> **CHALLENGE**: Return all of the data exactly, with nothing left out but the pictures.
····················
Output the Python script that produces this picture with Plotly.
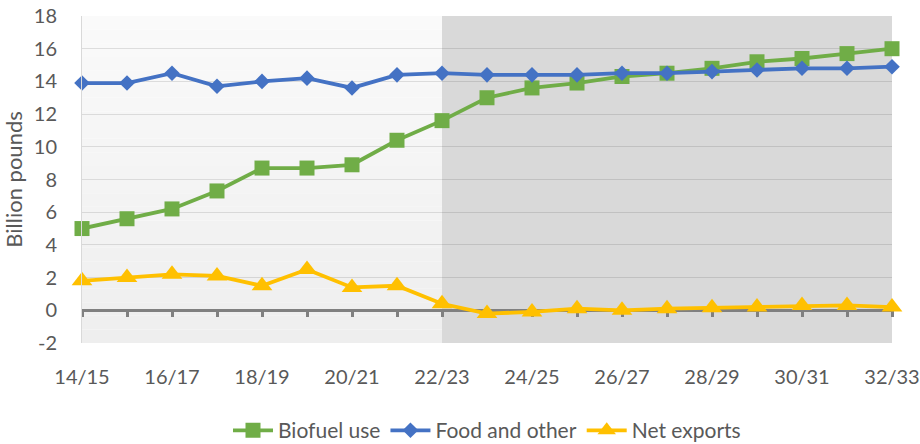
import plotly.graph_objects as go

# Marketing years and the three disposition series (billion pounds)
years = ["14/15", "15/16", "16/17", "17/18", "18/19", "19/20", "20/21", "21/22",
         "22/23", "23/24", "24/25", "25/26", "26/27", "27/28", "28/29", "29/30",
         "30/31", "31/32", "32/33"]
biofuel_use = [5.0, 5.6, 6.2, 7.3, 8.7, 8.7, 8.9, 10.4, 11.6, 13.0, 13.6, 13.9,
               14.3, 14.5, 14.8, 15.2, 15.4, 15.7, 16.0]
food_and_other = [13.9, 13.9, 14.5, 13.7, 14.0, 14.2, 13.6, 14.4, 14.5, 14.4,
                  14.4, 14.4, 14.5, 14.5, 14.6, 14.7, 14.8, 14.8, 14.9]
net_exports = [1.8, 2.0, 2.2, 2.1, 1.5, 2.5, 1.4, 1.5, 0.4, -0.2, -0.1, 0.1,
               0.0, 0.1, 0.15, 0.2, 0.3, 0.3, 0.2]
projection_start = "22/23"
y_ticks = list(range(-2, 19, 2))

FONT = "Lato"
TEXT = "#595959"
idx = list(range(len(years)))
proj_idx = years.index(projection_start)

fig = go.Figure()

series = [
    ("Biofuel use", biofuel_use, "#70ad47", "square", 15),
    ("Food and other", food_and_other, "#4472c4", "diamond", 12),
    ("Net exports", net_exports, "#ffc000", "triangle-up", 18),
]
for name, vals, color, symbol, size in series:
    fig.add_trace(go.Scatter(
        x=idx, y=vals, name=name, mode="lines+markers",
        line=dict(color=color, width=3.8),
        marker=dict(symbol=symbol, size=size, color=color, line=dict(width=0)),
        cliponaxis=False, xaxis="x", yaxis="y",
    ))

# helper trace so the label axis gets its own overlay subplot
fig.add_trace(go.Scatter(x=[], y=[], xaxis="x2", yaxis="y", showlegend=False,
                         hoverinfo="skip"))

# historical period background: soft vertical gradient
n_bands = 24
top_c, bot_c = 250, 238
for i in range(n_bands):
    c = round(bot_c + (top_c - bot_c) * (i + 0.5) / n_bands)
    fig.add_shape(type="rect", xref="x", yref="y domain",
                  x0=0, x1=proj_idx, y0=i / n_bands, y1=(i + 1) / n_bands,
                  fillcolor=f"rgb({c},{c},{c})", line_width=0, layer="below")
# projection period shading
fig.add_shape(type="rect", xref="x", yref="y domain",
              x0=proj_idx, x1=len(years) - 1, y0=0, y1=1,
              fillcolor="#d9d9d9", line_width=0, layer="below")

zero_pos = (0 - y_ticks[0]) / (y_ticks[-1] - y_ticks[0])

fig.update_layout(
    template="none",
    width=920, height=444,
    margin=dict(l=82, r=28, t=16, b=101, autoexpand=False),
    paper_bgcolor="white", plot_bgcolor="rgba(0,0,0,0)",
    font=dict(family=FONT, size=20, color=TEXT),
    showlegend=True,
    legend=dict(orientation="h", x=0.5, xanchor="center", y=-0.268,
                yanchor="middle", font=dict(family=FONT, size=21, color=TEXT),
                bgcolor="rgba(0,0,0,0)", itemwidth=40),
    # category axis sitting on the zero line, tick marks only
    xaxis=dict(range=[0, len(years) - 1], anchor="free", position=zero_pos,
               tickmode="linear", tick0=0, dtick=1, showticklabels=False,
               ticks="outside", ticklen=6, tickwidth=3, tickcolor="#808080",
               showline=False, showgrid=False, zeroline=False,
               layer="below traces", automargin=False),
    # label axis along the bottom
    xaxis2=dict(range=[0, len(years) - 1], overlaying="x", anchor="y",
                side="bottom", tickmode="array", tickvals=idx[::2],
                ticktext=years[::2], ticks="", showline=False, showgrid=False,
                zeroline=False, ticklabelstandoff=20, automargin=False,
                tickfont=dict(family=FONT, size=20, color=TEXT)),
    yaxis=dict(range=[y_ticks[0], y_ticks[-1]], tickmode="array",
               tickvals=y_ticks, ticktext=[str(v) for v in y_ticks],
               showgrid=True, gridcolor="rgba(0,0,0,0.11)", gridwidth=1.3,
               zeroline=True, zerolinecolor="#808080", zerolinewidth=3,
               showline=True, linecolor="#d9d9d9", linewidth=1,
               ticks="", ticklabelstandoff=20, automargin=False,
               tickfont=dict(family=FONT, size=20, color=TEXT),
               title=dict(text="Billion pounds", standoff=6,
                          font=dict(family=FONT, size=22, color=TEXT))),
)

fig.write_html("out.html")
····················
> **WRITTEN ANSWER**:
Output the Python script that produces this picture with Plotly.
import plotly.graph_objects as go

# Marketing years and the three disposition series (billion pounds)
years = ["14/15", "15/16", "16/17", "17/18", "18/19", "19/20", "20/21", "21/22",
         "22/23", "23/24", "24/25", "25/26", "26/27", "27/28", "28/29", "29/30",
         "30/31", "31/32", "32/33"]
biofuel_use = [5.0, 5.6, 6.2, 7.3, 8.7, 8.7, 8.9, 10.4, 11.6, 13.0, 13.6, 13.9,
               14.3, 14.5, 14.8, 15.2, 15.4, 15.7, 16.0]
food_and_other = [13.9, 13.9, 14.5, 13.7, 14.0, 14.2, 13.6, 14.4, 14.5, 14.4,
                  14.4, 14.4, 14.5, 14.5, 14.6, 14.7, 14.8, 14.8, 14.9]
net_exports = [1.8, 2.0, 2.2, 2.1, 1.5, 2.5, 1.4, 1.5, 0.4, -0.2, -0.1, 0.1,
               0.0, 0.1, 0.15, 0.2, 0.3, 0.3, 0.2]
projection_start = "22/23"
y_ticks = list(range(-2, 19, 2))

FONT = "Lato"
TEXT = "#595959"
idx = list(range(len(years)))
proj_idx = years.index(projection_start)

fig = go.Figure()

series = [
    ("Biofuel use", biofuel_use, "#70ad47", "square", 15),
    ("Food and other", food_and_other, "#4472c4", "diamond", 12),
    ("Net exports", net_exports, "#ffc000", "triangle-up", 18),
]
for name, vals, color, symbol, size in series:
    fig.add_trace(go.Scatter(
        x=idx, y=vals, name=name, mode="lines+markers",
        line=dict(color=color, width=3.8),
        marker=dict(symbol=symbol, size=size, color=color, line=dict(width=0)),
        cliponaxis=False, xaxis="x", yaxis="y",
    ))

# helper trace so the label axis gets its own overlay subplot
fig.add_trace(go.Scatter(x=[], y=[], xaxis="x2", yaxis="y", showlegend=False,
                         hoverinfo="skip"))

# historical period background: soft vertical gradient
n_bands = 24
top_c, bot_c = 250, 238
for i in range(n_bands):
    c = round(bot_c + (top_c - bot_c) * (i + 0.5) / n_bands)
    fig.add_shape(type="rect", xref="x", yref="y domain",
                  x0=0, x1=proj_idx, y0=i / n_bands, y1=(i + 1) / n_bands,
                  fillcolor=f"rgb({c},{c},{c})", line_width=0, layer="below")
# projection period shading
fig.add_shape(type="rect", xref="x", yref="y domain",
              x0=proj_idx, x1=len(years) - 1, y0=0, y1=1,
              fillcolor="#d9d9d9", line_width=0, layer="below")

zero_pos = (0 - y_ticks[0]) / (y_ticks[-1] - y_ticks[0])

fig.update_layout(
    template="none",
    width=920, height=444,
    margin=dict(l=82, r=28, t=16, b=101, autoexpand=False),
    paper_bgcolor="white", plot_bgcolor="rgba(0,0,0,0)",
    font=dict(family=FONT, size=20, color=TEXT),
    showlegend=True,
    legend=dict(orientation="h", x=0.5, xanchor="center", y=-0.268,
                yanchor="middle", font=dict(family=FONT, size=21, color=TEXT),
                bgcolor="rgba(0,0,0,0)", itemwidth=40),
    # category axis sitting on the zero line, tick marks only
    xaxis=dict(range=[0, len(years) - 1], anchor="free", position=zero_pos,
               tickmode="linear", tick0=0, dtick=1, showticklabels=False,
               ticks="outside", ticklen=6, tickwidth=3, tickcolor="#808080",
               showline=False, showgrid=False, zeroline=False,
               layer="below traces", automargin=False),
    # label axis along the bottom
    xaxis2=dict(range=[0, len(years) - 1], overlaying="x", anchor="y",
                side="bottom", tickmode="array", tickvals=idx[::2],
                ticktext=years[::2], ticks="", showline=False, showgrid=False,
                zeroline=False, ticklabelstandoff=20, automargin=False,
                tickfont=dict(family=FONT, size=20, color=TEXT)),
    yaxis=dict(range=[y_ticks[0], y_ticks[-1]], tickmode="array",
               tickvals=y_ticks, ticktext=[str(v) for v in y_ticks],
               showgrid=True, gridcolor="rgba(0,0,0,0.11)", gridwidth=1.3,
               zeroline=True, zerolinecolor="#808080", zerolinewidth=3,
               showline=True, linecolor="#d9d9d9", linewidth=1,
               ticks="", ticklabelstandoff=20, automargin=False,
               tickfont=dict(family=FONT, size=20, color=TEXT),
               title=dict(text="Billion pounds", standoff=6,
                          font=dict(family=FONT, size=22, color=TEXT))),
)

fig.write_html("out.html")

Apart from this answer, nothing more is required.